- Born: 1956 (age 69–70) Incheon, South Korea
- Education: Hongik University École nationale supérieure des Beaux-Arts
- Known for: Sculpture
- Notable work: L'homme debout (Standing Man) series
- Awards: MMCA Artist of the Year (2006) Kim Sechoong Sculpture Award (2014) Kim Bok-jin Art Award (2024)

= Chung Hyun (sculptor) =

South Korean sculptor (born 1956)

Chung Hyun (born 1956) is a South Korean sculptor. He is known for making sculptures of the human figure from discarded industrial materials such as railway sleepers, asphalt concrete, utility poles, charred wood and scrap metal. He studied sculpture at Hongik University and at the École nationale supérieure des Beaux-Arts in Paris, and was selected as the National Museum of Modern and Contemporary Art (MMCA) Artist of the Year in 2006. He received the Kim Sechoong Sculpture Award in 2014 and the Kim Bok-jin Art Award in 2024. He is represented by PKM Gallery in Seoul.

== Early life and education ==
Chung was born in 1956 in Incheon, South Korea.
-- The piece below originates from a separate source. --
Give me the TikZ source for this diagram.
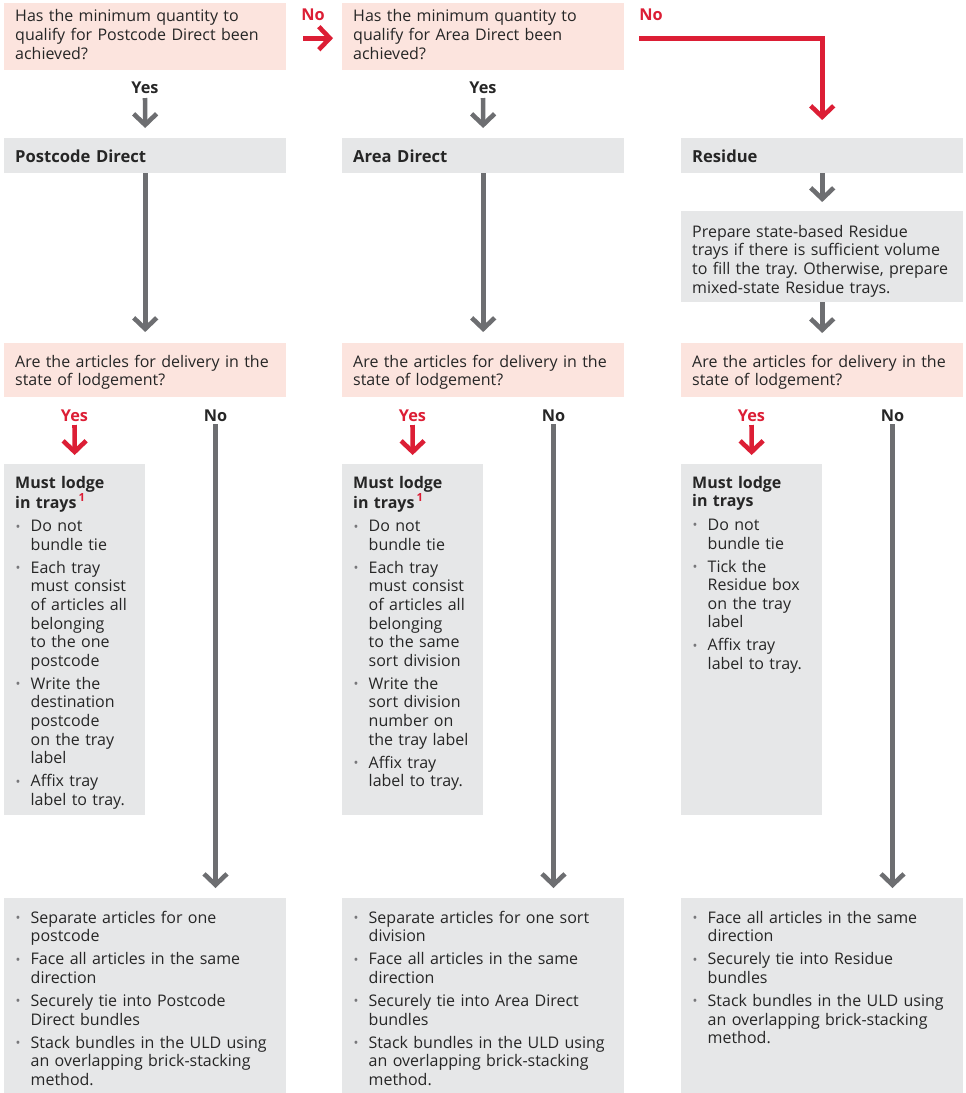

He studied sculpture at Hongik University, graduating from its College of Fine Arts in 1982 and from its graduate school in 1986. He then moved to France and graduated from the École nationale supérieure des Beaux-Arts in Paris in 1990. He held his first solo exhibition at Gallery Won in Seoul in 1992. He taught as a professor in the sculpture department of the Hongik University graduate school until his retirement.

== Work ==
Chung is known for his L'homme debout (Standing Man) series, made by standing weathered railway sleepers upright as human figures. Since the 2000s he has worked mainly with used-up materials such as railway sleepers, asphalt concrete, utility poles, industrial steel balls, charred wood and scrap metal. He has said that he preserves the original texture of his materials rather than smoothing their surfaces. He also makes bronze heads and drawings using tar. The Korean press has called him "the sculptor of railway sleepers".

== Exhibitions ==
=== Solo exhibitions ===
- 2006 Artist of the Year 2006: Chung Hyun, National Museum of Modern and Contemporary Art, Gwacheon
- 2016 L'homme debout, Palais-Royal garden, Paris
- 2017 L'homme debout, Domaine national de Saint-Cloud, Paris
- 2018 Chung Hyun, Kumho Museum of Art, Seoul
- 2022 The Portrait of Time: Chung Hyun, Seongbuk Museum of Art, Seoul
- 2023 Mass, Nam-Seoul Museum of Art (Seoul Museum of Art), Seoul
- 2025 A Poem in Humble Materials, Cheongju Museum of Art, Cheongju
- 2025 The Cumulative Burst, PKM Gallery, Seoul

=== Group exhibitions and art fairs ===
- 2002 Gwangju Biennale
- 2004 Busan Biennale Sea Art Festival
- 2016 MMCA Gwacheon 30 Years 1986–2016, National Museum of Modern and Contemporary Art, Gwacheon
- 2017 CRACKS in the Concrete, National Museum of Modern and Contemporary Art, Gwacheon
- 2018 Dakar Biennale Korea special exhibition, Senegal
- 2024 Art Basel Miami Beach, PKM Gallery solo booth

== Awards ==
- 2004 — Artist Today, Kim Chong Yung Museum
- 2006 — Artist of the Year, National Museum of Modern and Contemporary Art
- 2009 — 1st Korean Art Critics Association Award (creative section)
- 2014 — 28th Kim Sechoong Sculpture Award
- 2017 — 11th Woohyeon Art Award (Incheon Foundation for Arts & Culture)
- 2024 — 2nd Kim Bok-jin Art Award (organized by Cheongju Museum of Art)

== Collections ==
Chung's work is held in collections including the National Museum of Modern and Contemporary Art, Leeum Museum of Art, Busan Museum of Art, Daejeon Museum of Art, Gyeonggi Museum of Modern Art, Seoul National University Museum of Art, Pohang Museum of Steel Art, Kumho Museum of Art, Savina Museum of Contemporary Art and Horim Museum.